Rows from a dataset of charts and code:

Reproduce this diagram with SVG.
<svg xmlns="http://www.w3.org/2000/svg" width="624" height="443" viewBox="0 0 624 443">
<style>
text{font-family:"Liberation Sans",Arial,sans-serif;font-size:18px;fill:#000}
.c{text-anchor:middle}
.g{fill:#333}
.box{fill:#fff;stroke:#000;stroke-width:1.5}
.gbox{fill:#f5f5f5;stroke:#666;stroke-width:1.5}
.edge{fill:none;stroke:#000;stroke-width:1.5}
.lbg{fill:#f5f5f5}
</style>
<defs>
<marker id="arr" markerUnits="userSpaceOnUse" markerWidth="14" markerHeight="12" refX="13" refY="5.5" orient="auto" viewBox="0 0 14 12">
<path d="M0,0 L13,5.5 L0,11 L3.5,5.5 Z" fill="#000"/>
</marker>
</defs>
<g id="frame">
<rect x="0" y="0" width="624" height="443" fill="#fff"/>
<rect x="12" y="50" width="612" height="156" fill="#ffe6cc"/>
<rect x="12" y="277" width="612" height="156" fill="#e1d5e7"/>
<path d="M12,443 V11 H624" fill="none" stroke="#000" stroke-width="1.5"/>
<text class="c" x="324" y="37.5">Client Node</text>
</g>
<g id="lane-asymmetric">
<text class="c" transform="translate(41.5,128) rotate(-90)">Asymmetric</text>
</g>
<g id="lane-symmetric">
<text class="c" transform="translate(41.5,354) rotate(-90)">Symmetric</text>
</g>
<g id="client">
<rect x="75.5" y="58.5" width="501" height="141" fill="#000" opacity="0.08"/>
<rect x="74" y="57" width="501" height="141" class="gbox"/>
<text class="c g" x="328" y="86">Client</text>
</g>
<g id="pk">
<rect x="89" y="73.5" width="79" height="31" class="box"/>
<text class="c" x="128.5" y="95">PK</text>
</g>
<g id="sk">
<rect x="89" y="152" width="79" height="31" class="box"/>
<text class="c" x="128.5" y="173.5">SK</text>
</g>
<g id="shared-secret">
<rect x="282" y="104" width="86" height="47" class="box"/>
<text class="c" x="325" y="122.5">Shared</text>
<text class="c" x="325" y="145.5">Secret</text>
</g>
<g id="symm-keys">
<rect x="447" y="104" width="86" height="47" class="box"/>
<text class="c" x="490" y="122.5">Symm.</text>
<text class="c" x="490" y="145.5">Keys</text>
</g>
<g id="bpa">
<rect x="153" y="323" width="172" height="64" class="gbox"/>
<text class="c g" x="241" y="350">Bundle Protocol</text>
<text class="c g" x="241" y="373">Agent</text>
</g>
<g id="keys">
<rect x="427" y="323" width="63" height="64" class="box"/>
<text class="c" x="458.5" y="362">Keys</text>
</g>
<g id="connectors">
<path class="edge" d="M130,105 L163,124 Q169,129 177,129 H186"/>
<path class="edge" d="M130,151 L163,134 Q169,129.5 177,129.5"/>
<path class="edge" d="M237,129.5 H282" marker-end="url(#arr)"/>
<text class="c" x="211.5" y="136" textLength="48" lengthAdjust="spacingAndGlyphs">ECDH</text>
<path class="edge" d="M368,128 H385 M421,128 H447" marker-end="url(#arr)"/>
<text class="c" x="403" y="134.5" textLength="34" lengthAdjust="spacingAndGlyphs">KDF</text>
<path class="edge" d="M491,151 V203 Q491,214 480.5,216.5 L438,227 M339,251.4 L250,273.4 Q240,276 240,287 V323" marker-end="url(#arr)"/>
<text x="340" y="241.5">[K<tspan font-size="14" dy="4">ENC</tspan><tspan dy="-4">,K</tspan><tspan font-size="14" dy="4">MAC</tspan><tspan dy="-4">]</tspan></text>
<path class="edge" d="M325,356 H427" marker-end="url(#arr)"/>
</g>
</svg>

* * *

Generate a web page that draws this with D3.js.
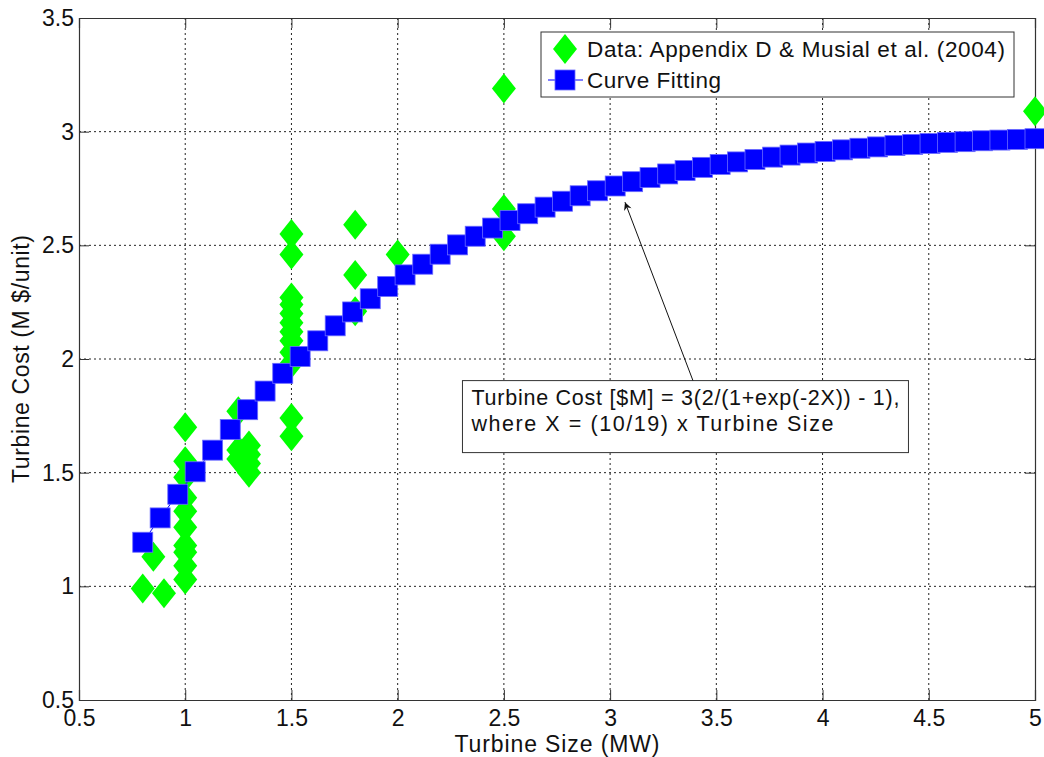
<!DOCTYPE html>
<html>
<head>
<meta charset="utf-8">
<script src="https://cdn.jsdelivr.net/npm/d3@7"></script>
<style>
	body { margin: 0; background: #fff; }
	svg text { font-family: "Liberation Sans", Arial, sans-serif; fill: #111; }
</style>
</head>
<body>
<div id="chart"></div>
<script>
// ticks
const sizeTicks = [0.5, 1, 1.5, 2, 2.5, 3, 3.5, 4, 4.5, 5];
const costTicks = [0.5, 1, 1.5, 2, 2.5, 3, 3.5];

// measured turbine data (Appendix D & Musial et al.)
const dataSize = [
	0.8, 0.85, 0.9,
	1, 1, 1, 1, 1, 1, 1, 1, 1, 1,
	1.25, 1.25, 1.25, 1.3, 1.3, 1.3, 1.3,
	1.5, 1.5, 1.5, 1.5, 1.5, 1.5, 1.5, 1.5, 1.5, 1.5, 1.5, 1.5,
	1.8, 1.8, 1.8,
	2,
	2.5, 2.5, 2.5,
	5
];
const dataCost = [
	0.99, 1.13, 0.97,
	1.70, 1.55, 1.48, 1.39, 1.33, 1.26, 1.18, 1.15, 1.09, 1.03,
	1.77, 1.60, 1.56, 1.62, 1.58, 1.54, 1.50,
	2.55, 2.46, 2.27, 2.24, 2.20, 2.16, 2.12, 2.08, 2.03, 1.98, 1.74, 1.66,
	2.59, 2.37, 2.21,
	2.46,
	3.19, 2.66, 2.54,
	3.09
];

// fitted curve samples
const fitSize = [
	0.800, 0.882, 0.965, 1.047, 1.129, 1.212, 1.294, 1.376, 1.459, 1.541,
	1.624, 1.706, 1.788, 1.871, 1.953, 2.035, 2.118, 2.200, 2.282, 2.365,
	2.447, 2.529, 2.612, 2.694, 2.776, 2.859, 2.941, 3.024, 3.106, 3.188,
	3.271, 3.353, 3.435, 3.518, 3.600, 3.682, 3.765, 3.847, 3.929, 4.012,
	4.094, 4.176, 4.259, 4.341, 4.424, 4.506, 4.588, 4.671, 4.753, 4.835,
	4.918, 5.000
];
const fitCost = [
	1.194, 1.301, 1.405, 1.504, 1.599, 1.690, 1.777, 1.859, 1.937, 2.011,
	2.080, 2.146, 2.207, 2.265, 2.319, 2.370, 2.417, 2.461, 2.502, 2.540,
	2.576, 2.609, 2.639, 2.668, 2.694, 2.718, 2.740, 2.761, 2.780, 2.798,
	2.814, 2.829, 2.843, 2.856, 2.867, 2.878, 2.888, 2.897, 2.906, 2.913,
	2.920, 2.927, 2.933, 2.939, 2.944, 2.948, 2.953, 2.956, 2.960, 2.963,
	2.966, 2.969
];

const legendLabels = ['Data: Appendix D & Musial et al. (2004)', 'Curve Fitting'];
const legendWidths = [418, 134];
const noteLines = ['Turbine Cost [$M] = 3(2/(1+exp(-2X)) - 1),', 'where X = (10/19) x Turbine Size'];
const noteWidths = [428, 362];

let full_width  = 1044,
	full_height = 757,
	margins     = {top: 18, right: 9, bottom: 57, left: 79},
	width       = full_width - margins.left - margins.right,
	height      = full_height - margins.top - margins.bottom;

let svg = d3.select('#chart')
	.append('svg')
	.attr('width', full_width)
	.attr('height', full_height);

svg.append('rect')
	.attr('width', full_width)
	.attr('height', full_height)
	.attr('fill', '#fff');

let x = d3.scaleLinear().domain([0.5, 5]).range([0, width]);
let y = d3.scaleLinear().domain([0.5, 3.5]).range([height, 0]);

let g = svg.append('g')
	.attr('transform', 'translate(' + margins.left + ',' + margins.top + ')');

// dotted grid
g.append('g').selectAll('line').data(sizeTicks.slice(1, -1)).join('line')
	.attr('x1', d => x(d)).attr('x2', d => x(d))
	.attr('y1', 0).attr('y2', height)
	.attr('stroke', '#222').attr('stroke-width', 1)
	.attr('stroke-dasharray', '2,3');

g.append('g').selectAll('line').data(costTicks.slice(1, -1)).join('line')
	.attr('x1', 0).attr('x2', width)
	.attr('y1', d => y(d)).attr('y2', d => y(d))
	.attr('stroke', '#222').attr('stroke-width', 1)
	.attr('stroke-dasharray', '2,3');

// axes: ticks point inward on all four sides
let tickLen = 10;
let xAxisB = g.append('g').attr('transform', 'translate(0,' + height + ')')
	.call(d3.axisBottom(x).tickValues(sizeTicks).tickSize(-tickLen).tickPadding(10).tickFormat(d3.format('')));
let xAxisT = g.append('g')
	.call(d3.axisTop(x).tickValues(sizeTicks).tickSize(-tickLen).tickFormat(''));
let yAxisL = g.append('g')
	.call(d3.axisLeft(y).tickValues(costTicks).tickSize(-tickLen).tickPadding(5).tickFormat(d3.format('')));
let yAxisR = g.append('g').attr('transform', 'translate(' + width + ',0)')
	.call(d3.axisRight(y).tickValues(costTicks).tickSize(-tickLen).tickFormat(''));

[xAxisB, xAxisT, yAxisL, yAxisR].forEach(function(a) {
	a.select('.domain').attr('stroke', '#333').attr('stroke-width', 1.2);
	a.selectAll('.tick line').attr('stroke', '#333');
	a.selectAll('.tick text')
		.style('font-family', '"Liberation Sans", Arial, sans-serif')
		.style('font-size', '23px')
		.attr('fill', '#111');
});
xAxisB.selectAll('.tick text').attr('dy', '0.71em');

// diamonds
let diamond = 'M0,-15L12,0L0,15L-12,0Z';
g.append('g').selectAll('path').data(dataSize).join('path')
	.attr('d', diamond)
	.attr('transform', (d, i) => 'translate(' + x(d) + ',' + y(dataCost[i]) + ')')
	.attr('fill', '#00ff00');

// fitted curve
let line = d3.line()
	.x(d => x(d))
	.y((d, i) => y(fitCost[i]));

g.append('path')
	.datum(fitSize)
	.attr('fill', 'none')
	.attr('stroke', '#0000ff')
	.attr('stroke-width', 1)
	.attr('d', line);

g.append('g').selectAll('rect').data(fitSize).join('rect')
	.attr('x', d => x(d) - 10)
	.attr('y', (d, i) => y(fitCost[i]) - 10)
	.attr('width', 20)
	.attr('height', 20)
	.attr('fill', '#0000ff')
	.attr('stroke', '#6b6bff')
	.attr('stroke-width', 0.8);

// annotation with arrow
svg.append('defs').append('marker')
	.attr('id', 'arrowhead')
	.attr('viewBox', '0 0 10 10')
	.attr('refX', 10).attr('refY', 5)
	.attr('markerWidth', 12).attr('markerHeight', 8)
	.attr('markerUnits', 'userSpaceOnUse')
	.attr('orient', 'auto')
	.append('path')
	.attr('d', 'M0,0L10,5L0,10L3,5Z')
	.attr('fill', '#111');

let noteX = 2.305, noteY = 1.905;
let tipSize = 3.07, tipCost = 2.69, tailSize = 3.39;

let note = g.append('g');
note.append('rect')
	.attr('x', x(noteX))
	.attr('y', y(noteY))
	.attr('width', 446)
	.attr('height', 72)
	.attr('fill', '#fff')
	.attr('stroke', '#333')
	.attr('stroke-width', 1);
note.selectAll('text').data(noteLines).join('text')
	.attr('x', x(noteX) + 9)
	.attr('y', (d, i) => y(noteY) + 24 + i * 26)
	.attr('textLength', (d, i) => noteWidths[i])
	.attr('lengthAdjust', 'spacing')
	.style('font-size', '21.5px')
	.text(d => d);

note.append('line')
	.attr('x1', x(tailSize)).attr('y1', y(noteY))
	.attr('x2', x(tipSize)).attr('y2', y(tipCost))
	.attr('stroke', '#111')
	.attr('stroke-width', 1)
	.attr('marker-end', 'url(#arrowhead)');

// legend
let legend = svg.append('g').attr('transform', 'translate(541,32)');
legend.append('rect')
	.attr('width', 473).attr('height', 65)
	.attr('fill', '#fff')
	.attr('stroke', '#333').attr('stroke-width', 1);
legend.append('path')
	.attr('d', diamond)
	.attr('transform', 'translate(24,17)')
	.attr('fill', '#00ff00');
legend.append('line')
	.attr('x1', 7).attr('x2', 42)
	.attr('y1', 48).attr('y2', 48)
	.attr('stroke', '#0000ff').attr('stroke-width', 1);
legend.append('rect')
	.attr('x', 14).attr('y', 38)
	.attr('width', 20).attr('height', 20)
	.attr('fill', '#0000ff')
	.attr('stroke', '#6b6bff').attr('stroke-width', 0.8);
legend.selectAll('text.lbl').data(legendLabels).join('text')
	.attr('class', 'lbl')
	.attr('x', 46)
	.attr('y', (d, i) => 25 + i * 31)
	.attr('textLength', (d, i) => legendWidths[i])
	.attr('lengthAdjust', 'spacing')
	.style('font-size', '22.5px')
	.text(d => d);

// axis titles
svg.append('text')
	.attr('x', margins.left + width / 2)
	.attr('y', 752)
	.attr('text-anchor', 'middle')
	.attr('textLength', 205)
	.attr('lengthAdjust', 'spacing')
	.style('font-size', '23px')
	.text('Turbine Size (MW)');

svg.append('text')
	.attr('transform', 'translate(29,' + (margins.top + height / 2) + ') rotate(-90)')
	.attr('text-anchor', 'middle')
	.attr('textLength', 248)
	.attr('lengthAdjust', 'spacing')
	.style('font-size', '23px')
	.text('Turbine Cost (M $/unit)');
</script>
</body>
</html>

## Aim
From the records above, copy exactly the stretch from the line holding "Generate a web" through the line holding "const costTicks = [0.5, 1, 1.5, 2, 2.5, 3, 3.5];", both ends included, without the pictures.

## Response to this task
Generate a web page that draws this with D3.js.
<!DOCTYPE html>
<html>
<head>
<meta charset="utf-8">
<script src="https://cdn.jsdelivr.net/npm/d3@7"></script>
<style>
	body { margin: 0; background: #fff; }
	svg text { font-family: "Liberation Sans", Arial, sans-serif; fill: #111; }
</style>
</head>
<body>
<div id="chart"></div>
<script>
// ticks
const sizeTicks = [0.5, 1, 1.5, 2, 2.5, 3, 3.5, 4, 4.5, 5];
const costTicks = [0.5, 1, 1.5, 2, 2.5, 3, 3.5];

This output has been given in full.